Taking too much honey:
First-year colonies especially need every drop of honey they produced. Plan to harvest from second-year colonies that have already proven they can overwinter.
When Winter Preparation Makes the Difference
The work you put in this fall shapes what happens next spring. Well-prepared colonies don’t just survive, they:
- Start brood rearing earlier in late winter
- Build populations faster for spring nectar flows
- Need less emergency feeding and intervention
- Offer splits or swarm-prevention opportunities
- Produce surplus honey in their second season
The effort you invest now pays off when other beekeepers are replacing dead colonies while yours are already building strength for the season ahead.
Learning from Experience
Every winter teaches something new. Maryland’s variable climate means no two winters look alike, and what worked beautifully one year might need a tweak the next. Keep notes on:
- When you completed each winterizing task
- Weather patterns through the season
- Which colonies made it and why
- Unexpected problems that came up
- Feed consumption rates
Those records turn into gold over time as you sharpen your winter strategy year after year.
Connecting with the Maryland Beekeeping Community
No beekeeper does this alone. Maryland has plenty of beekeeping associations where experienced mentors share local knowledge about timing, regional challenges, and techniques that have stood the test of time. Local bee clubs are also a great place to find local queens bred for winter hardiness in our specific climate.
The path from first-year beekeeper to confident apiarist includes learning when to follow standard advice and when to adapt it for your own situation. The fundamentals of winter prep (strong colonies, adequate stores, pest management, and proper ventilation) stay constant, but how you apply them shifts with your location and experience.
Whether you’re prepping your first hive for its first winter or fine-tuning an established apiary, the time you spend now to properly winterize beehives lays the groundwork for healthy, productive colonies come spring. Maryland’s bees have been surviving our winters for thousands of years.
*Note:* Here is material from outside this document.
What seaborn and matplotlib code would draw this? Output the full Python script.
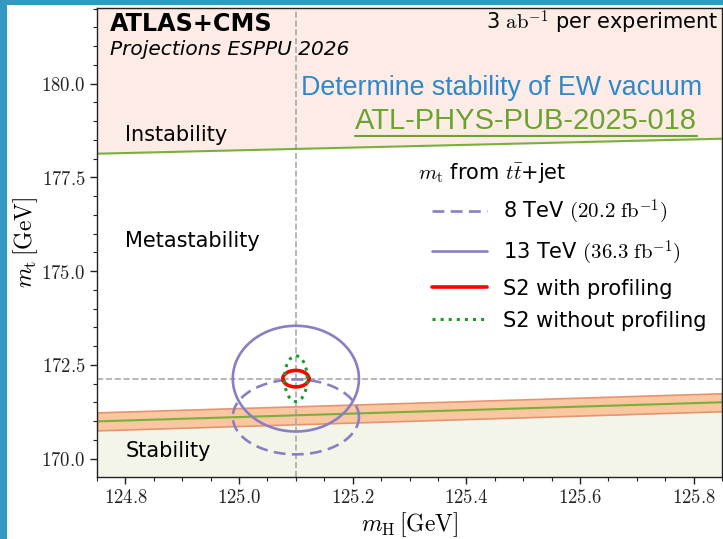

Our job as beekeepers is simply to give managed colonies the same advantages their wild cousins find in a hollow tree.
Here’s to strong colonies buzzing with life when the first spring flowers bloom.
FAQs About Winterizing Beehives
When should I start winterizing my beehives in Maryland?
Begin in late August by completing varroa mite treatments, then move through fall feeding and colony assessment in September, and finish the physical hive preparations (entrance reducers, removing queen excluders, insulation, and securing covers) in October before temperatures consistently drop below 50°F. Starting in November is generally too late in Maryland.
How much honey do bees need to survive winter in Maryland?
Maryland colonies typically need 50 to 80 pounds of honey to get through winter. A full shallow super of about 40 to 50 pounds plus stores in the deep brood box provides a comfortable safety margin. You can check by lifting the back of the hive to feel its weight.
Should I insulate my beehive for winter?
Insulation can help, especially in colder inland zones, but it must be paired with proper upper ventilation. Too much insulation without airflow traps moisture inside the hive, and that condensation is more dangerous to bees than the cold itself.
Why is varroa mite treatment so important before winter?
Varroa mites feed on the fat bodies of developing bees, which weakens the very reserves winter bees depend on to survive months of cold. Treating in late summer, before winter bees develop in September and October, helps the colony raise healthy, long-lived winter bees and is one of the biggest factors in winter survival.
Can I open my hive to check on bees during winter?
It’s best not to. Opening a hive in cold weather breaks the propolis seals, disrupts the cluster, and exposes bees to dangerous cold. Monitor from the outside instead by watching for flight activity on warm days, listening for the cluster, and checking the hive’s weight. Only open the hive for genuine emergencies like suspected starvation.